Box 3: A cognitive model of opinion formation

We rely on a model of individual’s opinion formation that is based on the idea that individuals receive “imperfect signals” over facts and the determinants of such facts. Signals are imperfect in the sense that (a) they may lead to ignoring fact F or believe that fact F is not true; (b) wrong inferences are made on the causes of fact F;

For example, let us assume that an individual receives from a media channel the following two pieces of information regarding a fact F and its cause:

(1)    Fact F: “Criminality rates have increased in country X”

(2)    Cause C of Fact F: “Immigrants are largely responsible for F”.

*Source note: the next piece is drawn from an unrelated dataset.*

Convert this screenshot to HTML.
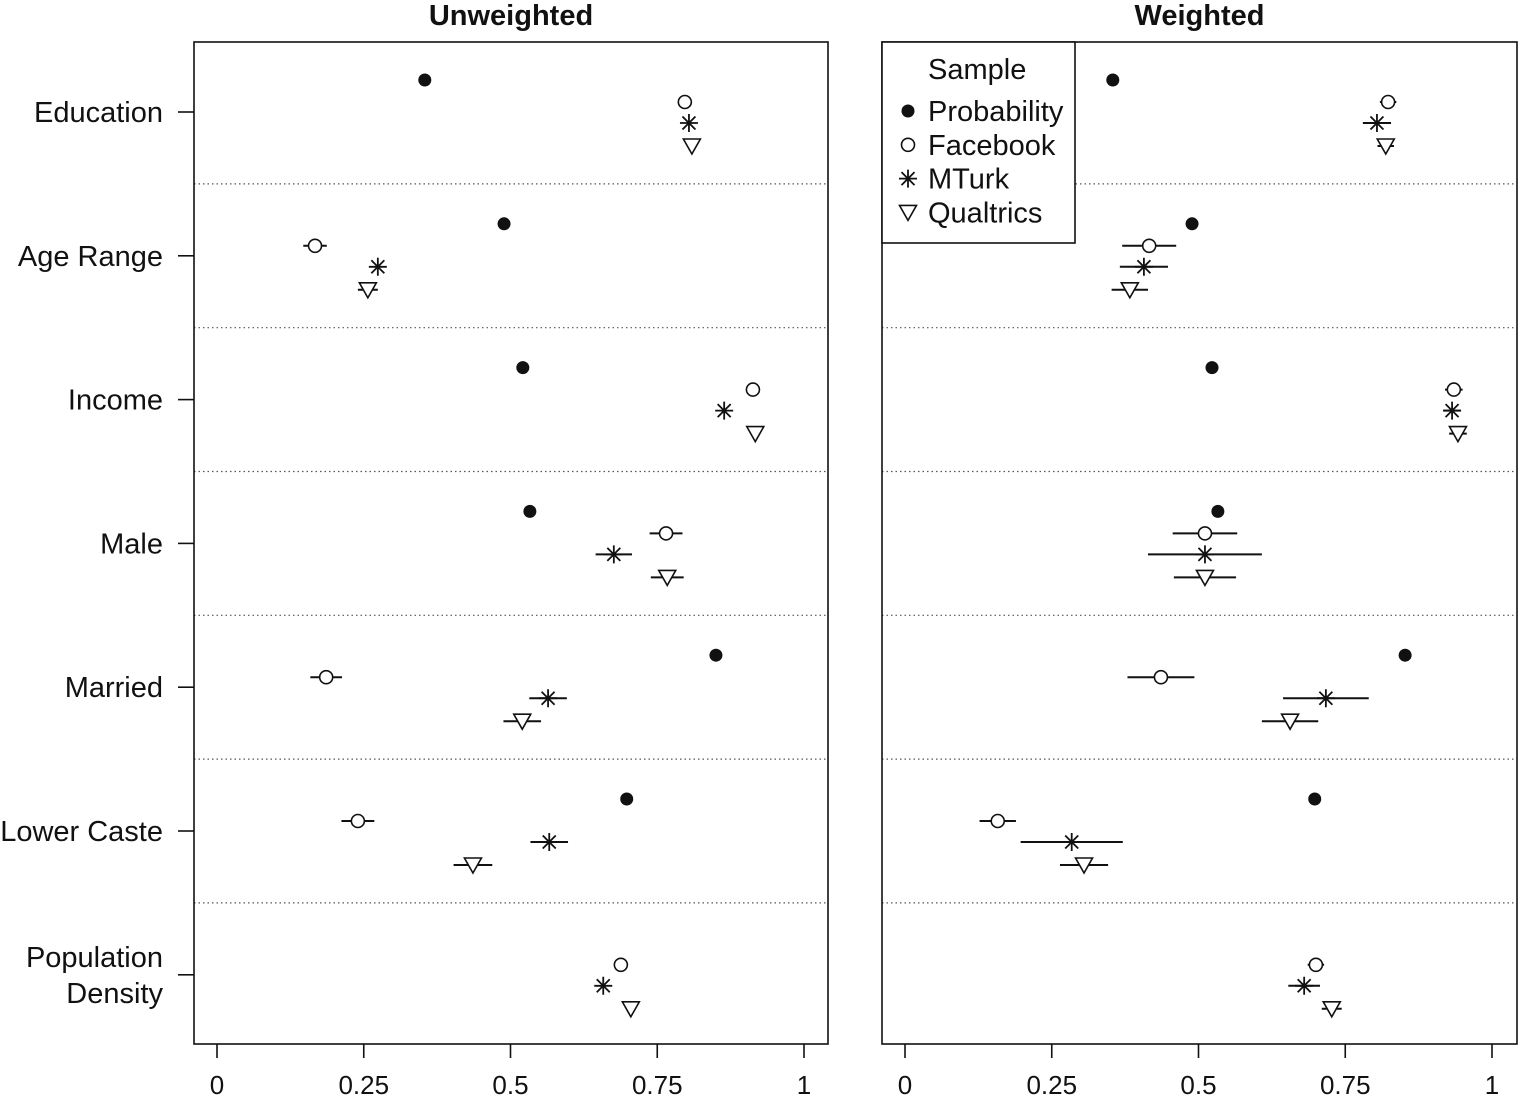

The individual commits a factual error if she believes that fact F is true whereas it is in fact wrong.

The individual commits an interpretation error if she believes that the cause of F is C, whereas the true cause is another. We believe that it is important to distinguish between factual errors and interpretation errors, because factual errors are more easily to ascertain than interpretation errors. Causes of facts may be multiple and by their very nature difficult – or even impossible – to pinpoint. Hence, the possibility of errors is much higher with interpretation of facts rather than with facts. In the examples above, though, both F and C are observable and therefore ascertainable.


Signals are imperfect for three reasons:

(a) Cognitive dissonance: as illustrated in Festinger’s (1962) seminal theory, individuals strive to avoid discordance between their beliefs, ideas and values on one side, and the facts they observe on the other side; Hence, if either a fact or the interpretation of the fact contrasts with their value and belief system, individuals may ignore this fact;

(b) Media manipulation: Facts are either distorted or erroneously reported – as in the case of so-called “fake news”. The censoring by media of important facts is another instance of manipulation.

(c) Random error: As in every process of information transmission, a margin of statistical error in the interpretation of facts is unavoidable.